County detective, trooper win Sun award 2 are named Maryland Police Officers of Year

April 30, 1996|By Kris Antonelli | Kris Antonelli,SUN STAFF

A Baltimore County detective who developed crime prevention programs and a state trooper cited for drunken-driving enforcement and valor during a shooting at a shopping mall were named winners yesterday in the 39th annual Baltimore Sun Police Officer of the Year awards ceremony.

An independent panel of judges selected the winners from 78 nominees from 12 law enforcement and correction agencies across Maryland. Nominees were selected for exceptional effort in law enforcement and community service.

The winners were:

* Detective Scott A. Canter Sr. of Baltimore County, for community service in developing two crime-prevention programs -- one working with businesses, the other applying landscaping and building design concepts.

* State Trooper Mark E. Darby of the Salisbury Barracks for making numerous DWI, drug and burglary arrests, as well as helping three shooting victims at Salisbury Mall in December.

Both were presented trophies and checks for $1,500 as the awards were announced during a luncheon attended by the nominees and public safety officials.

"I work for the best lieutenant at the best barracks," said Trooper Darby, who has been on the force for three years. "I never thought I had a chance in the world to win this. All of the troopers that I work with deserve a lot of the credit."
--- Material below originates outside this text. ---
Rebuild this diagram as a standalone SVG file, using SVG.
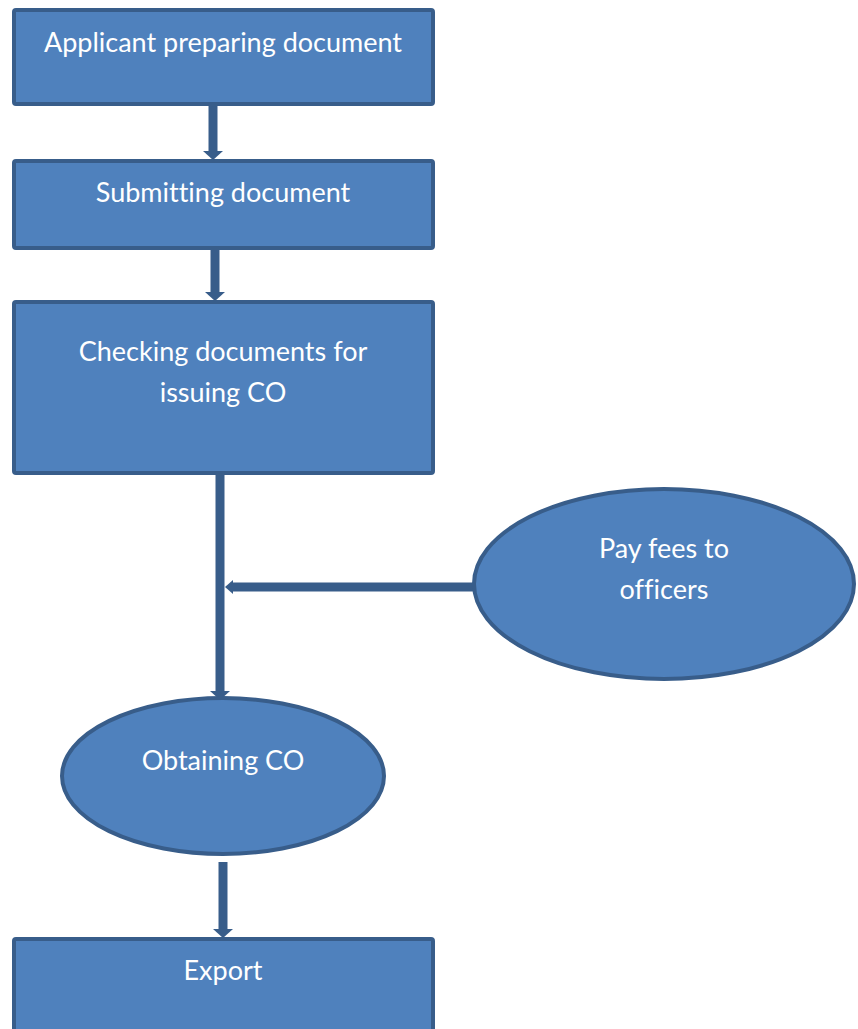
<svg xmlns="http://www.w3.org/2000/svg" width="858" height="1029" viewBox="0 0 858 1029">
<style>
.node{fill:#4F81BD;stroke:#385D8A;stroke-width:4}
.lbl{fill:#FFFFFF;font-family:Lato,"Open Sans","Liberation Sans",sans-serif;font-size:27px;text-anchor:middle;font-variant-ligatures:none}
.conn{stroke:#385D8A;stroke-width:9;fill:none}
.head{fill:#385D8A}
</style>
<rect width="858" height="1029" fill="#FFFFFF"/>
<g id="connectors">
<line class="conn" x1="213" y1="105" x2="213" y2="152"/>
<polygon class="head" points="203,151 223,151 213,160"/>
<line class="conn" x1="215" y1="250" x2="215" y2="293"/>
<polygon class="head" points="205,292 225,292 215,301"/>
<line class="conn" x1="220" y1="474" x2="220" y2="692"/>
<polygon class="head" points="210,691 230,691 220,700"/>
<line class="conn" x1="473" y1="587" x2="232" y2="587"/>
<polygon class="head" points="233,580 225,587 233,594"/>
<line class="conn" x1="223" y1="862" x2="223" y2="930"/>
<polygon class="head" points="213,929 233,929 223,938"/>
</g>
<g id="n1">
<rect class="node" x="14" y="10" width="419" height="94" rx="2"/>
<text class="lbl" x="223" y="52">Applicant preparing document</text>
</g>
<g id="n2">
<rect class="node" x="14" y="161" width="419" height="87" rx="2"/>
<text class="lbl" x="223" y="202">Submitting document</text>
</g>
<g id="n3">
<rect class="node" x="14" y="302" width="419" height="171" rx="2"/>
<text class="lbl" x="223" y="361">Checking documents for</text>
<text class="lbl" x="223" y="402">issuing CO</text>
</g>
<g id="n4">
<ellipse class="node" cx="664" cy="584" rx="190" ry="95"/>
<text class="lbl" x="664" y="558">Pay fees to</text>
<text class="lbl" x="664" y="599">officers</text>
</g>
<g id="n5">
<ellipse class="node" cx="223" cy="776" rx="161" ry="78"/>
<text class="lbl" x="223" y="770">Obtaining CO</text>
</g>
<g id="n6">
<rect class="node" x="14" y="939" width="419" height="100" rx="2"/>
<text class="lbl" x="223" y="980">Export</text>
</g>
</svg>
Trooper Darby, who lives in Salisbury with his wife, Melinda, was off-duty and watching a movie at Salisbury Mall Dec. 23 when shooting started outside a shoe store. He rushed to the store and found the three victims, one of whom was in cardiac arrest. He and another trooper began first aid despite continuing gunfire until paramedics arrived. Acting on tips from shoppers, he and another trooper caught the gunman in the mall parking lot.

"Many times Trooper Darby has taken just one more step in the investigation process, and as a result arrests have been made," said Lt. Edwin L. Lashley, commander of the Salisbury Barracks.

Detective Canter, of the county police Community Resources Unit, is a 10-year veteran who received an award for crime prevention last month from the Baltimore County Police Foundation. He said he began working on his Crime Prevention Through Environmental Design program after reading about the subject in crime prevention magazines and attending a two-week course on the topic in Louisville, Ky.

In December, Detective Canter reviewed plans for a Revco Drug Store to be built on Liberty Road in Randallstown. Because such stores are often targets for armed robberies, he recommended that some of the entrances be closed to block off escape routes and that fencing or bushes be planted to deter access from neighboring properties.

Detective Canter, 30, developed a training program in design strategies and taught the techniques to officers in four other departments. He also has been asked to evaluate security and safety design at the county's 170 schools.

At the request of former Chief Michael D. Gambrill, he also implemented a Business Watch program that works with store owners to prevent robberies, shoplifting and other crimes.

"One of the businesses that I worked with had a problem with thefts from cars parked in their lot," he said. "So I redesigned the business and put in a lunch room with windows that overlooked the parking lot. That created some natural surveillance and the thefts stopped considerably."

The awards judges were Chief Judge Robert F. Sweeney of the Maryland District Court; Benjamin Wright, criminal justice professor at the University of Baltimore; and Richard W. Friedman, executive director of the Maryland Juvenile Justice Advisory Council.